Выбрать главу

Слава вспомнил рассказ Якова Павловича о фаустпатроне, которым убили мать Отто, но подумал, что спрашивать сына о погибшей матери неудобно, и спросил только:

- А что было потом?

- Потом было самое интересное, - сказал Отто. - О том, как спасли маленького немецкого мальчика, написали в газете. Начались поиски героев этого события. И случилось так, что раньше нашли спасителя, а потом уже спасенного, и вот они встретились…

Бом- бом, бом-бом… -бил бухенвальдский набат, а ветер, который крутил и курчавил столбы дыма из печей крематория, то громко доносил удары колокола, то как бы растворял эти гулкие звуки в воздушном вихре.

- Пойдемте, - сказал нам Отто. - Вот идут товарищи моего спасителя…

Слава увидел колонну людей. Они несли венок роз. И у каждого на пиджаке был пришит лоскуток с номером заключенного. Это были очень старые люди. Но они шли тесными рядами-цепями, держась за руки, как идут иногда совсем маленькие дети.

Это были немцы-антифашисты. Гитлер запрятал их за решетку давным-давно и только после этого смог начать войну. А когда было поднято восстание против фашистов, эти немцы бились рядом с нами…

У Славы был какой-то очень большой и очень страшный день, день в лагере. Но самое для него неожиданное, да и не только для него, но и для Якова Павловича, произошло в последние минуты перед отъездом.

Туристам показывали деревья с вбитыми в них огромными гвоздями-костылями. К этим костылям подвешивали за руки узников, и они висели до тех пор, пока не умирали - смертью более медленной и мучительной, чем на обычной виселице. И там же, рядом с этими деревьями смерти, Славе и его спутникам показали ящик, утыканный гвоздями и колючей проволокой.

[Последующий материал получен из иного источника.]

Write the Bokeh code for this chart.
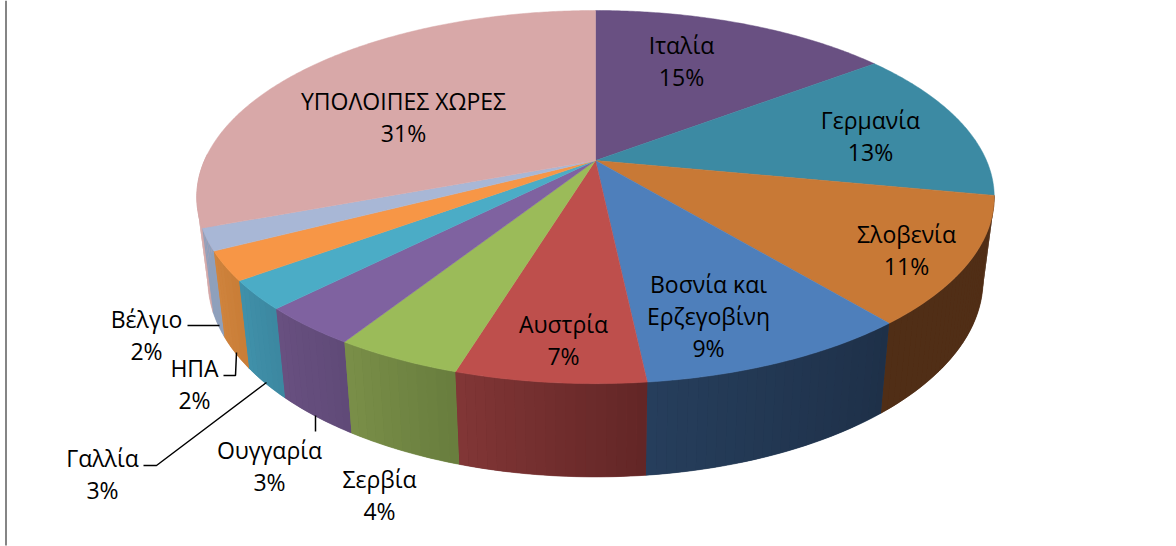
import math
from bokeh.plotting import figure
from bokeh.models import Range1d, ColumnDataSource
from bokeh.core.properties import value
from bokeh.embed import file_html
from bokeh.resources import INLINE

# ---- data (clockwise from 12 o'clock) ----
countries = ["Ιταλία", "Γερμανία", "Σλοβενία", "Βοσνία και Ερζεγοβίνη", "Αυστρία", "Σερβία",
             "Ουγγαρία", "Γαλλία", "ΗΠΑ", "Βέλγιο", "ΥΠΟΛΟΙΠΕΣ ΧΩΡΕΣ"]
shares = [14.7, 13.3, 11.0, 9.3, 6.4, 4.3, 3.4, 2.5, 2.5, 1.9, 30.7]
shown_pct = ["15%", "13%", "11%", "9%", "7%", "4%", "3%", "3%", "2%", "2%", "31%"]

# ---- styles ----
top_colors = ["#695082", "#3C8AA3", "#C87936", "#4E7FBB", "#BE4F4C", "#9BBB59",
              "#7F62A0", "#4BACC6", "#F79646", "#A8B7D6", "#D8A8A8"]
# wall colours at the start and end of each slice (clockwise)
wall_a = [None, None, (80, 46, 22), (30, 48, 72), (98, 38, 38), (104, 125, 62),
          (96, 74, 120), (60, 135, 160), (200, 125, 55), (143, 160, 188), (212, 168, 168)]
wall_b = [None, None, (80, 46, 22), (38, 62, 92), (130, 54, 54), (122, 143, 72),
          (104, 80, 128), (64, 145, 170), (208, 132, 62), (143, 160, 188), (212, 168, 168)]

# ---- layout, in reference pixels ----
CX, CY = 595.0, 160.0
A, B, T = 391.0, 179.4, 0.196
SX, SY, OFF = 0.972, 1.055, 81.0
FONT = "Open Sans"
SIZE = "23px"
label_lines = [
    (681, 44, ["Ιταλία", "15%"]),
    (870, 119, ["Γερμανία", "13%"]),
    (906, 233, ["Σλοβενία", "11%"]),
    (708, 283, ["Βοσνία και", "Ερζεγοβίνη", "9%"]),
    (563, 323, ["Αυστρία", "7%"]),
    (379, 478, ["Σερβία", "4%"]),
    (269, 449, ["Ουγγαρία", "3%"]),
    (102, 457, ["Γαλλία", "3%"]),
    (194, 367, ["ΗΠΑ", "2%"]),
    (146, 318, ["Βέλγιο", "2%"]),
    (403, 100, ["ΥΠΟΛΟΙΠΕΣ ΧΩΡΕΣ", "31%"]),
]
leaders = [
    ([187, 219], [325, 325]),
    ([223, 235, 236], [375, 375, 352]),
    ([143, 156, 266], [465, 465, 382]),
    ([315, 315], [415, 431]),
]


def top_pt(deg):
    t = math.radians(deg)
    u, v = math.sin(t), -math.cos(t)
    d = 1 - T * v
    return A * u / d, B * v / d


def bottom_pt(deg):
    dx, dy = top_pt(deg)
    return CX + SX * dx, CY + OFF + SY * dy


p = figure(width=1176, height=546, x_range=Range1d(0, 1176), y_range=Range1d(546, 0),
           output_backend="svg", toolbar_location=None, min_border=0,
           x_axis_type=None, y_axis_type=None)
p.grid.visible = False
p.outline_line_color = None
p.background_fill_color = "white"
p.border_fill_color = "white"

# frame line on the left
p.line([5.5, 5.5], [0, 545], line_color="#858585", line_width=2)

# cumulative boundaries
bounds = [0.0]
for s in shares:
    bounds.append(bounds[-1] + s)
total = bounds[-1]
angles = [b / total * 360 for b in bounds]

# side walls: a base in the mean colour, then gradient bands, back to front
strips, bases = [], []
for i, (a0, a1) in enumerate(zip(angles[:-1], angles[1:])):
    if wall_a[i] is None:
        continue
    last = min(a1, 272.0)
    mean = "#%02x%02x%02x" % tuple((wall_a[i][j] + wall_b[i][j]) // 2 for j in range(3))
    steps = [a0 + (last - a0) * k / 24 for k in range(25)]
    tp = [top_pt(d) for d in steps]
    bt = [bottom_pt(d) for d in steps]
    bases.append((abs((a0 + last) / 2 - 180),
                  [CX + q[0] for q in tp] + [q[0] for q in reversed(bt)],
                  [CY + q[1] for q in tp] + [q[1] for q in reversed(bt)],
                  mean))
    n = max(2, int((last - a0) / 1.2))
    for k in range(n):
        d0 = a0 + (last - a0) * k / n
        d1 = a0 + (last - a0) * (k + 1) / n
        f = (k + 0.5) / n
        c = tuple(int(round(wall_a[i][j] + (wall_b[i][j] - wall_a[i][j]) * f)) for j in range(3))
        t0, t1 = top_pt(d0), top_pt(d1)
        b0, b1 = bottom_pt(d0), bottom_pt(d1)
        strips.append((abs((d0 + d1) / 2 - 180),
                       [CX + t0[0], CX + t1[0], b1[0], b0[0]],
                       [CY + t0[1], CY + t1[1], b1[1], b0[1]],
                       "#%02x%02x%02x" % c))
bases.sort(key=lambda r: -r[0])
p.patches([r[1] for r in bases], [r[2] for r in bases], fill_color=[r[3] for r in bases],
          line_color=[r[3] for r in bases], line_width=0.6)
strips.sort(key=lambda r: -r[0])
p.patches([r[1] for r in strips], [r[2] for r in strips], fill_color=[r[3] for r in strips],
          line_color=None)

# top face
xs, ys = [], []
for a0, a1 in zip(angles[:-1], angles[1:]):
    n = max(4, int((a1 - a0) / 0.5))
    px, py = [CX], [CY]
    for k in range(n + 1):
        dx, dy = top_pt(a0 + (a1 - a0) * k / n)
        px.append(CX + dx)
        py.append(CY + dy)
    xs.append(px)
    ys.append(py)
p.patches(xs, ys, fill_color=top_colors, line_color=top_colors, line_width=0.5)

# leader lines
p.multi_line([l[0] for l in leaders], [l[1] for l in leaders], line_color="#000000", line_width=1.5)

# labels
tx, ty, tt = [], [], []
for x, y, lines in label_lines:
    for n, line in enumerate(lines):
        tx.append(x)
        ty.append(y + n * 32.3)
        tt.append(line)
src = ColumnDataSource(dict(x=tx, y=ty, t=tt))
p.text("x", "y", text="t", source=src, text_align="center", text_baseline="middle",
       text_font=value(FONT), text_font_size=SIZE, text_color="#000000")

open("out.html", "w").write(file_html(p, INLINE))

- Медвежий усмиритель, - сказал по-немецки Отто. - Обычно в такие клетки сажали непокорного медведя. Чуть только шелохнется - напарывается на гвозди и колючки проволоки. Острые клинья рвут его со всех сторон, куда ни повернись. Сначала медведь рычит и воет, бросается из стороны в сторону. От этого острое железо рвет его все сильнее и сильнее - и окровавленный, истерзанный мишка усмиряется. Здесь, в Бухенвальде, в такую медвежью клетку сажали людей. Это было одним из главных развлечений гитлеровцев - надсмотрщиков лагеря. После восстания медвежью клетку хотели отдать одному из бывших заключенных - он был в боевой группе восстания. А раньше, до войны, работал проводником диких животных. Но проводник этот отказался от клетки. Он сказал, что никогда не станет так мучить медведей, как гитлеровцы мучили людей.

- Он русский? - спросил Федотов.

- Нет, - сказал Отто. - Это такой человек, такой…

Федотов прервал Отто:

- Я спросил вас потому, что познакомился с одним проводником диких животных. Но это, должно быть, не тот, о котором вы говорите…

Бухенвальдский набат ударил в последний раз, и все туристы пошли на площадь. Туда стекались люди со всех сторон - от бараков, от печей крематория, от здания музея и от памятника.

Начинался митинг памяти жертвам фашизма. Слава слушал людей, говорящих по-русски, по-немецки, по-польски, по-чешски - на многих языках. И вдруг он почувствовал, что понимает их, на каком бы языке они ни говорили. Ведь все они говорили об одном: о том времени, когда дикие звери захватили людей, истязали и убивали их, хотели захватить весь мир, сделать его звериным. Но победили все-таки люди. И теперь люди клялись на могиле замученных: никогда больше не допустить власть фашистских зверей над людьми…

КОНЕЦ ПУТЕШЕСТВИЯ

ОДИН ДЕНЬ

Странное дело: теперь, когда Слава думал о своем Мишке, мысли эти почти всегда перебивались воспоминаниями о Шустрике.

«Как он там без меня? Гуляет ли с ним мама? Не попал ли он под машину? Ведь спусти его только с поводка, и он мчится сломя голову. А мама сколько раз спускала его с поводка: «Собака порезвиться хочет. Пусть побегает. Никого ведь нет». А Шустрик убегал, не слушался. Пусть не слушается, пусть убегает», - думал Слава. Он готов был теперь все-все простить Шустрику. А плохое? Пусть! Пусть еще раз изгрызет ручку его сумки, пусть сорвется с поводка и убежит так, что придется час за ним бегать, пусть лает, когда надо, чтобы молчал. Пусть.

Особенно часто Слава вспоминал Шустрика утром, когда просыпался. Ведь пес знал это время и всегда бросался прямо под ноги, когда Слава вставал с кровати и начинал делать зарядку.